ScienceOne-AI/S1-VL-32B-RL
S1-VL-32B-RL is a 33.4 billion parameter multimodal large language model developed by the ScienceOne AI team at the Chinese Academy of Sciences, specifically designed for scientific domains. It natively supports Scientific Reasoning for complex problem-solving and "Thinking with Images" for active code-tool invocation to perform image operations. This model excels in scientific multimodal evaluation benchmarks, particularly in interpreting dense scientific charts, high-resolution imagery, and medical images.
Loading preview...
S1-VL-32B-RL: Scientific Multimodal Reasoning Model
S1-VL-32B-RL, developed by the ScienceOne AI team at the Chinese Academy of Sciences, is a 33.4 billion parameter multimodal large language model optimized for scientific applications. It integrates two core reasoning paradigms: Scientific Reasoning for complex, multi-step problem analysis, and Thinking with Images, which enables the model to invoke code tools for image manipulation (cropping, zooming, enhancement, annotation) during inference.
Key Capabilities
- Scientific Multimodal Reasoning: Achieves state-of-the-art performance across diverse scientific benchmarks including MMMU, MathVision, and VRSBench-MINI, covering mathematics, physics, chemistry, astronomy, earth sciences, and biology.

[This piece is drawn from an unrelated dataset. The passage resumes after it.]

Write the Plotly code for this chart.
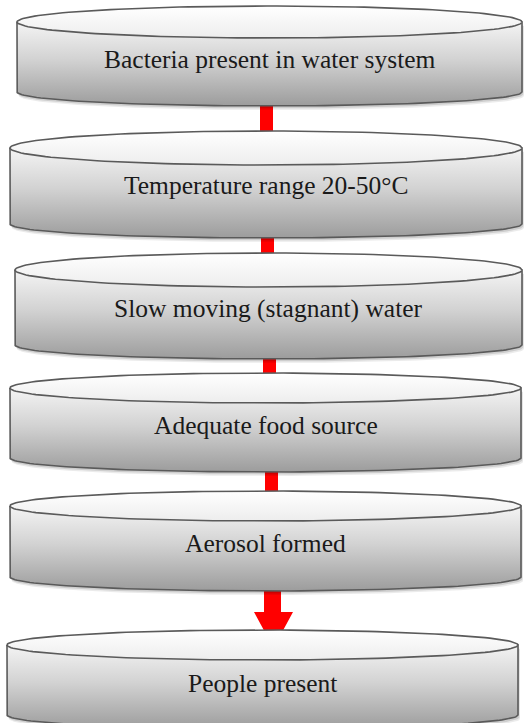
import numpy as np
import plotly.graph_objects as go

# ---- content ----
steps = [
    "Bacteria present in water system",
    "Temperature range 20-50°C",
    "Slow moving (stagnant) water",
    "Adequate food source",
    "Aerosol formed",
    "People present",
]

# ---- geometry (pixel coordinates) ----
x_left = [17, 10, 15, 10, 10, 7]
x_right = [522, 522, 522, 521, 521, 518]
y_top = [6, 131, 253, 373, 491, 630]        # top of upper ellipse
y_rim = [22, 148, 270, 388, 506, 645]       # centre of upper ellipse
y_base = [92, 224, 345, 458, 577, 715]      # side wall bottom corner
y_text = [59, 185, 308, 425, 543, 683]
base_ry = 14

W, H = 526, 723
fig = go.Figure()


def poly(xs, ys, **kw):
    fig.add_trace(go.Scatter(x=list(xs) + [xs[0]], y=list(ys) + [ys[0]],
                             mode="lines", fill="toself", hoverinfo="skip",
                             showlegend=False, **kw))


# connectors (drawn first, beneath the cylinders)
red = "#ff0000"
conn_w = [(260, 273), (261, 274), (263, 276), (265, 278)]
for i in range(4):
    a, b = conn_w[i]
    y0 = y_base[i] + 5
    y1 = y_top[i + 1] + 8
    poly([a, b, b, a], [y0, y0, y1, y1], line=dict(width=0, color=red), fillcolor=red)

# big arrow between 5 and 6
sx0, sx1 = 264, 281
sy0, sy1 = y_base[4] + 5, 612
hx0, hx1, tip = 254, 293, 648
poly([sx0, sx1, sx1, hx1, (hx0 + hx1) / 2, hx0, sx0],
     [sy0, sy0, sy1, sy1, tip, sy1, sy1],
     line=dict(width=0, color=red), fillcolor=red)

t_bottom = np.linspace(np.pi, 0, 80)
t_full = np.linspace(0, 2 * np.pi, 160)

for i, label in enumerate(steps):
    x0, x1 = x_left[i], x_right[i]
    cx = (x0 + x1) / 2
    rx = (x1 - x0) / 2
    ry = y_rim[i] - y_top[i]
    ya, yb = y_rim[i], y_base[i]

    # soft shadow
    for off, alpha in [(4, 0.08), (2.5, 0.12)]:
        bx = cx + rx * np.cos(t_bottom)
        by = yb + off + base_ry * np.sin(t_bottom)
        xs = [x0 + off / 2] + list(bx + off / 2) + [x1 + off / 2]
        ys = [ya + off] + list(by) + [ya + off]
        poly(xs, ys, line=dict(width=0), fillcolor=f"rgba(0,0,0,{alpha})")

    # side wall with vertical gradient
    bx = cx - rx * np.cos(np.linspace(0, np.pi, 80))
    by = yb + base_ry * np.sin(np.linspace(0, np.pi, 80))
    xs = [x0] + list(bx) + [x1]
    ys = [ya] + list(by) + [ya]
    fig.add_trace(go.Scatter(
        x=xs + [xs[0]], y=ys + [ys[0]], mode="lines", fill="toself",
        line=dict(color="#5a5a5a", width=1.6), hoverinfo="skip", showlegend=False,
        fillgradient=dict(type="vertical", start=ya, stop=yb + base_ry,
                          colorscale=[[0, "#f4f4f4"], [0.45, "#d2d2d2"], [1, "#9c9c9c"]]),
    ))

    # top ellipse
    ex = cx + rx * np.cos(t_full)
    ey = ya + ry * np.sin(t_full)
    fig.add_trace(go.Scatter(
        x=list(ex), y=list(ey), mode="lines", fill="toself",
        line=dict(color="#5a5a5a", width=1.6), hoverinfo="skip", showlegend=False,
        fillgradient=dict(type="vertical", start=ya - ry, stop=ya + ry,
                          colorscale=[[0, "#ffffff"], [1, "#ededed"]]),
    ))

    fig.add_annotation(x=cx, y=y_text[i], text=label, showarrow=False,
                       font=dict(family="Liberation Serif", size=25.5, color="#1a1a1a"),
                       xanchor="center", yanchor="middle")

fig.update_layout(
    width=W, height=H, margin=dict(l=0, r=0, t=0, b=0),
    paper_bgcolor="white", plot_bgcolor="white",
    xaxis=dict(range=[0, W], visible=False, fixedrange=True),
    yaxis=dict(range=[H, 0], visible=False, fixedrange=True),
    showlegend=False,
)
fig.write_html("out.html", config={"displayModeBar": False},
               post_script="document.body.style.margin='0';document.body.style.overflow='hidden';")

- Image Operation Reasoning: Ranks first across five benchmarks (HRBench-4K, HRBench-8K, MME-RealWorld-CN, MME-RealWorld-Lite, V*), demonstrating superior ability in high-resolution image understanding and real-world visual reasoning.
- Code Tool Invocation: Can proactively use code to enhance visual information, as demonstrated in case studies involving medical imaging where it crops and magnifies regions of interest for clearer analysis.
- Progressive Post-training: Utilizes a four-stage training procedure, including Scientific Reasoning SFT, Thinking-with-Images Cold-Start SFT, and two stages of Reinforcement Learning (RL) with the SAPO algorithm, to progressively unlock and optimize its scientific reasoning and image operation capabilities.
Good For
- Analyzing and solving complex scientific problems involving both text and images.
- Interpreting dense scientific charts, high-resolution remote sensing, microscopic, and astronomical images.
- Applications requiring dynamic image manipulation during the reasoning process, such as medical image analysis and academic figure Q&A.